After years of warning Australian retirement plans to fix their performance, the nation's prudential regulator has told a second firm to merge with a bigger and better-performing rival.
Christian Super, Sydney, the A$2 billion ($1.4 billion) fund that invests in line with Christian values, has until July 31 to implement a plan to combine with a larger fund due in part to its persistent underperformance, the Australian Prudential Regulation Authority said in a statement Tuesday. The fund's operating license has been restricted and it must use an independent expert to ensure the merger talks are in the best financial interests of its members, the statement said.
"Christian Super has a legal obligation to protect the best financial interests of its members," APRA member Margaret Cole said. "In light of its ongoing underperformance, APRA's assessment is that the optimum way for Christian Super to do this is to move its members to a better performing and more sustainable product as soon as possible."
It's the second plan in as many months that APRA has targeted after finding Christian Super and nine other default retirement savings plans were among the nation's worst performers for a second year. The regulator last month told Energy Industries Superannuation Scheme, Sydney, it must merge by end-June due to its persistent underperformance and governance issues.

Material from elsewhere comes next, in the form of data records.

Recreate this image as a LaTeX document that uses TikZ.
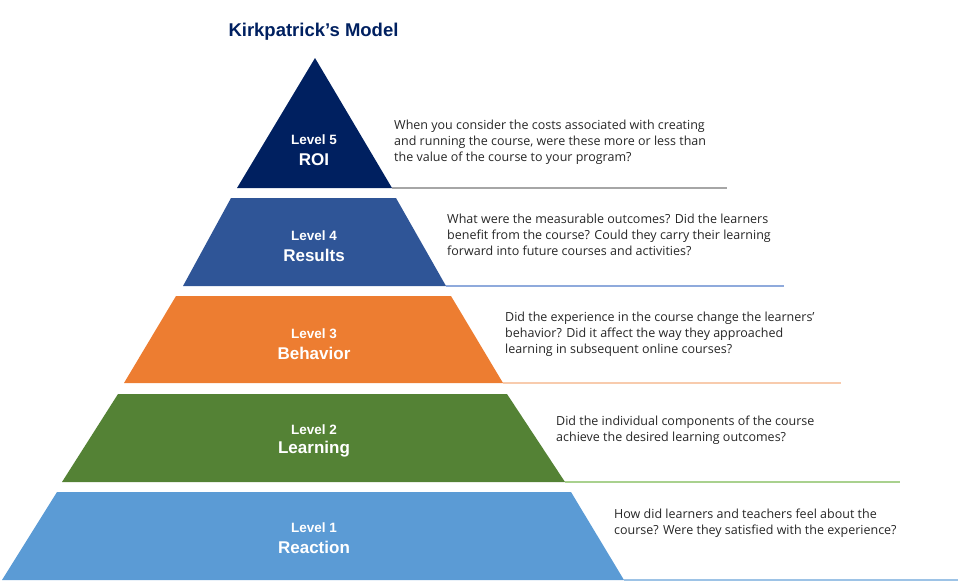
\documentclass[tikz,border=0pt]{standalone}
\usepackage{fontspec}
\setmainfont{Open Sans}
\newfontfamily\labelfont{Liberation Sans}
\definecolor{roiblue}{HTML}{002060}
\definecolor{resultsblue}{HTML}{2F5597}
\definecolor{behaviororange}{HTML}{ED7D31}
\definecolor{learninggreen}{HTML}{548235}
\definecolor{reactionblue}{HTML}{5B9BD5}
\definecolor{roiline}{HTML}{A6A6A6}
\definecolor{resultsline}{HTML}{8FAADC}
\definecolor{behaviorline}{HTML}{F8CBAD}
\definecolor{learningline}{HTML}{A9D18E}
\definecolor{reactionline}{HTML}{9DC3E6}
\definecolor{questiontext}{HTML}{262626}
\tikzset{
	title/.style={font=\labelfont\bfseries\fontsize{18.5}{22}\selectfont, text=roiblue, inner sep=0pt},
	levelno/.style={font=\labelfont\bfseries\fontsize{13.5}{16}\selectfont, text=white, inner sep=0pt},
	levelname/.style={font=\labelfont\bfseries\fontsize{17}{20}\selectfont, text=white, inner sep=0pt},
	question/.style={font=\fontsize{12.5}{16}\selectfont, text=questiontext, align=left, inner sep=0pt, anchor=north west}
}
\begin{document}
\begin{tikzpicture}[x=1pt, y=-1pt]
	\useasboundingbox (0,0) rectangle (960,582);
	%title
	\node[title] (title) at (313.5,32) {Kirkpatrick’s Model};
	%pyramid
	\foreach \n/\top/\bot/\tl/\tr/\bl/\br/\ex/\col/\lcol in {
		5/58/188/315/315/237/392/727/roiblue/roiline,
		4/198/286/231/396/183/446/784/resultsblue/resultsline,
		3/296/383/176/451/124/503/841/behaviororange/behaviorline,
		2/394/482/118/507/62/565/900/learninggreen/learningline,
		1/492/580/57/571/2/624/958/reactionblue/reactionline}
	{
		\fill[\col] (\tl,\top) -- (\tr,\top) -- (\br,\bot) -- (\bl,\bot) -- cycle;
		\coordinate (base\n) at (\br,\bot);
		\coordinate (end\n) at (\ex,\bot);
		\draw[\lcol, line width=1.2pt] (base\n) -- (end\n);
	}
	%labels
	\foreach \n/\y/\name in {
		5/140/ROI,
		4/236/Results,
		3/334/Behavior,
		2/430/Learning,
		1/528/Reaction}
	{
		\node[levelno] (level\n) at (314,\y) {Level \n};
		\node[levelname] (name\n) at (314,\y+19.5) {\name};
	}
	%questions
	\node[question] (q5) at (394,120) {When you consider the costs associated with creating\\
		and running the course, were these more or less than\\
		the value of the course to your program?};
	\node[question] (q4) at (447,214) {What were the measurable outcomes? Did the learners\\
		benefit from the course? Could they carry their learning\\
		forward into future courses and activities?};
	\node[question] (q3) at (505,311.5) {Did the experience in the course change the learners’\\
		behavior? Did it affect the way they approached\\
		learning in subsequent online courses?};
	\node[question] (q2) at (556,416) {Did the individual components of the course\\
		achieve the desired learning outcomes?};
	\node[question] (q1) at (614,509) {How did learners and teachers feel about the\\
		course? Were they satisfied with the experience?};
\end{tikzpicture}
\end{document}
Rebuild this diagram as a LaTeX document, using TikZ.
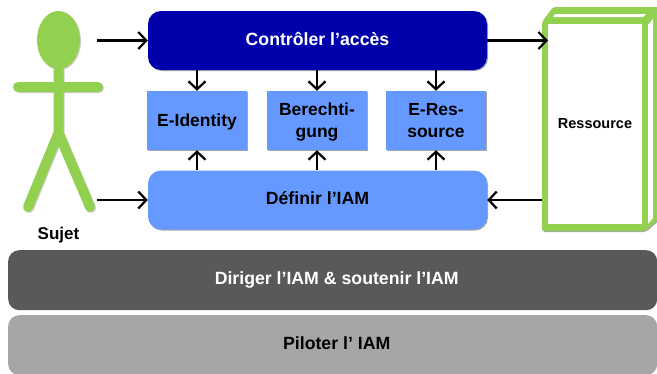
\documentclass[tikz,border=0pt]{standalone}
\usepackage{fontspec}
\setmainfont{Liberation Sans}
\usetikzlibrary{arrows.meta,shadows}
\definecolor{darkblue}{RGB}{0,0,170}
\definecolor{midblue}{RGB}{102,153,255}
\definecolor{figgreen}{RGB}{146,208,80}
\definecolor{darkbar}{RGB}{89,89,89}
\definecolor{lightbar}{RGB}{166,166,166}
\tikzset{
	flow/.style={draw=black, line width=2.2pt, -{Straight Barb[length=8pt,width=17pt,line width=2.2pt]}},
	softshadow/.style={drop shadow={shadow xshift=1pt, shadow yshift=-1pt, fill=black, opacity=0.35}},
	bar/.style={rounded corners=11pt, minimum height=60pt, minimum width=649pt, anchor=north west, inner sep=0pt, text depth=4pt, execute at begin node={\hspace*{8pt}}, font=\bfseries\fontsize{17.7}{20}\selectfont},
	mainbox/.style={fill=#1, rounded corners=13pt, minimum width=339pt, minimum height=59pt, inner sep=0pt, softshadow, text depth=4pt, font=\bfseries\fontsize{17.7}{21}\selectfont},
	subbox/.style={fill=midblue, minimum width=100pt, minimum height=59pt, inner sep=0pt, align=center, softshadow, text depth=0pt, font=\bfseries\fontsize{17.5}{22}\selectfont},
	limb/.style={draw=#1, line width=10pt, line cap=round, line join=round},
	caption/.style={inner sep=0pt, font=\bfseries\fontsize{#1}{18}\selectfont},
}
\begin{document}
\begin{tikzpicture}[x=1pt,y=-1pt]
	\useasboundingbox (0,0) rectangle (657,373);
	% bars
	\node[bar, fill=darkbar, text=white] (lead) at (8,250) {Diriger l'IAM \& soutenir l'IAM};
	\node[bar, fill=lightbar] (pilot) at (8,315) {Piloter l' IAM};
	% boxes
	\node[mainbox=darkblue, text=white] (control) at (317.5,40.5) {Contrôler l'accès};
	\node[mainbox=midblue] (define) at (317.5,200) {Définir l'IAM};
	\node[subbox] (identity) at (197,120.5) {E-Identity};
	\node[subbox] (rights) at (317,120.5) {Berechti-\\gung};
	\node[subbox] (source) at (436,120.5) {E-Res-\\source};
	% resource block
	\fill[figgreen, rounded corners=2pt, softshadow] (542,22) -- (553,7) -- (660,7) -- (660,218) -- (645,231) -- (542,231) -- cycle;
	\fill[white] (548,24) rectangle (642,224);
	\fill[white] (555,14) -- (646,14) -- (643,17) -- (553,17) -- cycle;
	\fill[white] (653,19) -- (653,218) -- (648,224) -- (648,25) -- cycle;
	\node[caption=14.5] (res) at (595,123.5) {Ressource};
	\coordinate (resin) at (548,40.5);
	\coordinate (resout) at (542,200);
	% person
	\fill[black!20] (59.5,41) ellipse (21.5pt and 29pt);
	\draw[limb=black!20] (59.5,66) -- (59.5,133) (19,88) -- (99,88) (29,208) -- (59.5,134) -- (91,208);
	\fill[figgreen] (58.5,40) ellipse (21.5pt and 29pt);
	\draw[limb=figgreen] (58.5,66) -- (58.5,133) (18,87) -- (98,87) (28,207) -- (58.5,133) -- (90,207);
	\coordinate (head) at (97,40.5);
	\coordinate (foot) at (97,200);
	\node[caption=17] (subj) at (58.5,235.5) {Sujet};
	% arrows
	\draw[flow] (head) -- (control.west);
	\draw[flow] (foot) -- (define.west);
	\draw[flow] (control.east) -- (resin);
	\draw[flow] (resout) -- (define.east);
	\foreach \name in {identity,rights,source}{
		\draw[flow] (control.south -| \name.north) -- (\name.north);
		\draw[flow] (define.north -| \name.south) -- (\name.south);
	}
\end{tikzpicture}
\end{document}
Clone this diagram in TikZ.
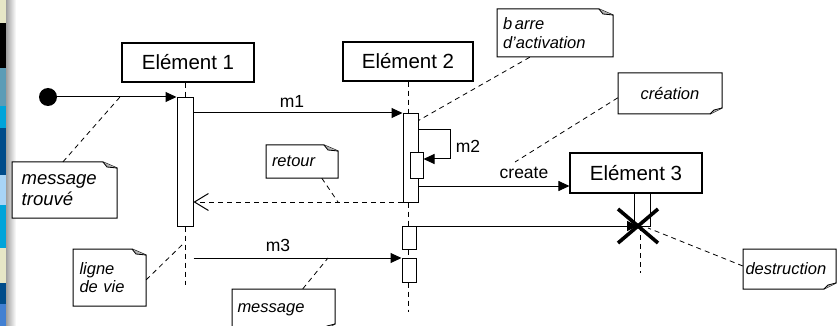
\documentclass[tikz,border=0pt]{standalone}
\usepackage{fontspec}
\setmainfont{Liberation Sans}
\usetikzlibrary{arrows.meta}
\definecolor{bbeige}{HTML}{E6E6C6}
\definecolor{bsteel}{HTML}{5C9CB6}
\definecolor{bcyan}{HTML}{00A4DA}
\definecolor{bdark}{HTML}{004C8A}
\definecolor{blight}{HTML}{A8D4F6}
\definecolor{bblue}{HTML}{4280D2}
\tikzset{
  elem/.style={draw, line width=1.1pt, fill=white, minimum width=#1, minimum height=39pt, inner sep=0pt, font=\fontsize{20.5}{22}\selectfont},
  bar/.style={draw, line width=1pt, fill=white, inner sep=0pt},
  life/.style={dashed, dash pattern=on 5pt off 4pt, line width=0.9pt},
  msg/.style={line width=1pt, -{Triangle[length=11pt,width=10pt]}},
  ret/.style={line width=0.9pt, dash pattern=on 5pt off 4pt, -{Straight Barb[length=14pt,width=17pt,line width=1pt]}},
  lbl/.style={font=\fontsize{17.5}{19}\selectfont, inner sep=0pt},
  note/.style={inner sep=0pt, font=\fontsize{16.5}{18.5}\selectfont\itshape, align=left},
  noteline/.style={dashed, dash pattern=on 5pt off 4pt, line width=0.8pt},
  notebox/.style={line width=1pt, fill=white},
  cross/.style={line width=3.6pt}
}
\newcommand{\notetr}[4]{% x1 y1 x2 y2, fold top right
  \filldraw[notebox] (#1,#2) -- (#3-14,#2) -- (#3,#2+6) -- (#3,#4) -- (#1,#4) -- cycle;
  \fill[gray!60] (#3-14,#2) -- (#3-10,#2+5) -- (#3,#2+6) -- cycle;
  \draw[line width=0.8pt] (#3-14,#2) -- (#3-10,#2+5) -- (#3,#2+6);}
\newcommand{\notebr}[4]{% fold bottom right
  \filldraw[notebox] (#1,#2) -- (#3,#2) -- (#3,#4-6) -- (#3-12,#4) -- (#1,#4) -- cycle;
  \fill[gray!60] (#3,#4-6) -- (#3-8,#4-4) -- (#3-12,#4) -- cycle;
  \draw[line width=0.8pt] (#3,#4-6) -- (#3-8,#4-4) -- (#3-12,#4);}
\begin{document}
\begin{tikzpicture}[x=1pt,y=-1pt]
\useasboundingbox (0,0) rectangle (838,326);
\clip (0,0) rectangle (838,326);
\fill[white] (0,0) rectangle (838,326);
% left slide strip
\fill[bbeige] (0,0) rectangle (6,23);
\fill[black] (0,23) rectangle (6,68);
\fill[bsteel] (0,68) rectangle (6,106);
\fill[bcyan] (0,106) rectangle (6,128);
\fill[bdark] (0,128) rectangle (6,175);
\fill[blight] (0,175) rectangle (6,205);
\fill[bcyan] (0,205) rectangle (6,248);
\fill[bbeige] (0,248) rectangle (6,283);
\fill[bdark] (0,283) rectangle (6,304);
\fill[bblue] (0,304) rectangle (6,326);
\shade[left color=gray!75, right color=white] (6,0) rectangle (16,326);

% notes (boxes)
\notetr{12}{162}{117}{218}
\notetr{73}{249}{146}{306}
\notetr{266}{145}{338}{178}
\notetr{497}{9}{613}{57}
\notebr{618}{73}{722}{114}
\notebr{743}{249}{836}{289}
\notebr{232}{289}{335}{330}
\node[note, anchor=west, font=\fontsize{18.5}{20.5}\selectfont\itshape, minimum width=105pt, minimum height=56pt, text width=86pt] (nt) at (12,190) {message\\trouvé};
\node[note, minimum width=73pt, minimum height=57pt, text width=60pt] (nl) at (109.5,277.5) {ligne\\de vie};
\node[note, minimum width=72pt, minimum height=33pt, text width=60pt] (nr) at (302,161.5) {retour};
\node[note, minimum width=116pt, minimum height=48pt, text width=104pt] (nb) at (555,33) {b\,arre\\d’activation};
\node[note, minimum width=104pt, minimum height=41pt, align=center] (nc) at (670,93.5) {création};
\node[note, minimum width=93pt, minimum height=40pt, text width=88pt] (nd) at (789.5,269) {destruction};
\node[note, minimum width=103pt, minimum height=41pt, text width=92pt] (nm) at (283.5,309.5) {message};

% elements
\node[elem=132pt] (e1) at (188,62.5) {Elément 1};
\node[elem=130pt] (e2) at (408,61.5) {Elément 2};
\node[elem=132pt, minimum height=40pt] (e3) at (636,173) {Elément 3};

% activation bars
\node[bar, minimum width=16pt, minimum height=128pt] (a1) at (185,162) {};
\node[bar, minimum width=15pt, minimum height=88pt] (a2) at (410.5,158) {};
\node[bar, minimum width=13pt, minimum height=25pt] (a2n) at (416.5,165.5) {};
\node[bar, minimum width=14pt, minimum height=23pt] (a2b) at (409,237.5) {};
\node[bar, minimum width=14pt, minimum height=24pt] (a2c) at (409,270) {};
\node[bar, minimum width=16pt, minimum height=33pt] (a3) at (642,209.5) {};

% lifelines
\coordinate (l1end) at (185,285);
\coordinate (l2end) at (408,312);
\coordinate (l3end) at (640,273);
\coordinate (x3) at (638,226);
\draw[life] (e1.south -| a1.north) -- (a1.north);
\draw[life] (a1.south) -- (l1end);
\draw[life] (e2.south) -- (e2.south |- a2.north);
\draw[life] (e2.south |- a2.south) -- (e2.south |- a2b.north);
\draw[life] (e2.south |- a2b.south) -- (e2.south |- a2c.north);
\draw[life] (e2.south |- a2c.south) -- (l2end);
\draw[life] (l3end |- x3) -- (l3end);

% found message
\node[circle, fill=black, minimum size=18pt, inner sep=0pt] (found) at (48,97) {};
\draw[msg] (found.east) -- (found -| a1.west);

% messages
\coordinate (m1y) at (0,113);
\coordinate (m2y) at (0,130);
\coordinate (m2b) at (0,159);
\coordinate (cry) at (0,186);
\coordinate (rty) at (0,202);
\coordinate (dsy) at (0,226);
\coordinate (m3y) at (0,258);
\draw[msg] (a1.east |- m1y) -- (a2.west |- m1y);
\draw[msg] (a2.east |- m2y) -- (450,130) -- (450,159) -- (a2n.east |- m2b);
\draw[msg] (a2.east |- cry) -- (e3.west |- cry);
\draw[ret] (a2.west |- rty) -- (a1.east |- rty);
\draw[msg] (a2b.east |- dsy) -- (x3);
\draw[msg] (a1.east |- m3y) -- (a2c.west |- m3y);

\node[lbl] (lm1) at (292,101) {m1};
\node[lbl] (lm2) at (468,146) {m2};
\node[lbl] (lcr) at (524,173) {create};
\node[lbl] (lm3) at (278,245) {m3};

% destruction cross
\draw[cross] (618,209) -- (658,243);
\draw[cross] (658,209) -- (618,243);

% note connectors
\coordinate (cfound) at (120,97);
\coordinate (clife) at (184,243);
\coordinate (cret) at (338,202);
\coordinate (ccre) at (515,162);
\coordinate (cm3) at (328,258);
\coordinate (cdes) at (648,228);
\draw[noteline] ([xshift=51pt]nt.north west) -- (cfound);
\draw[noteline] ([yshift=-31pt]nl.north east) -- (clife);
\draw[noteline] ([xshift=56pt]nr.south west) -- (cret);
\draw[noteline] ([xshift=33pt]nb.south west) -- ([yshift=-7pt]a2.north east);
\draw[noteline] ([yshift=-25pt]nc.north west) -- (ccre);
\draw[noteline] ([yshift=3pt]nd.west) -- (cdes);
\draw[noteline] ([xshift=71pt]nm.north west) -- (cm3);
\end{tikzpicture}
\end{document}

The country's A$3.4 trillion pension industry is under pressure to lift its performance after a series of reviews found the system was beset by poorly-performing funds and high fees. The regulator in 2019 published its first so-called heat map assessment of default investment plans, warning funds it would take action if performance wasn't improved.
Christian Super's default plan returned an annualized 7.6% in the seven years to Oct. 31, according to its website. The median Australian retirement plan returned an annualized 8% over the same time period, according to research, data and analytics firm Chant West.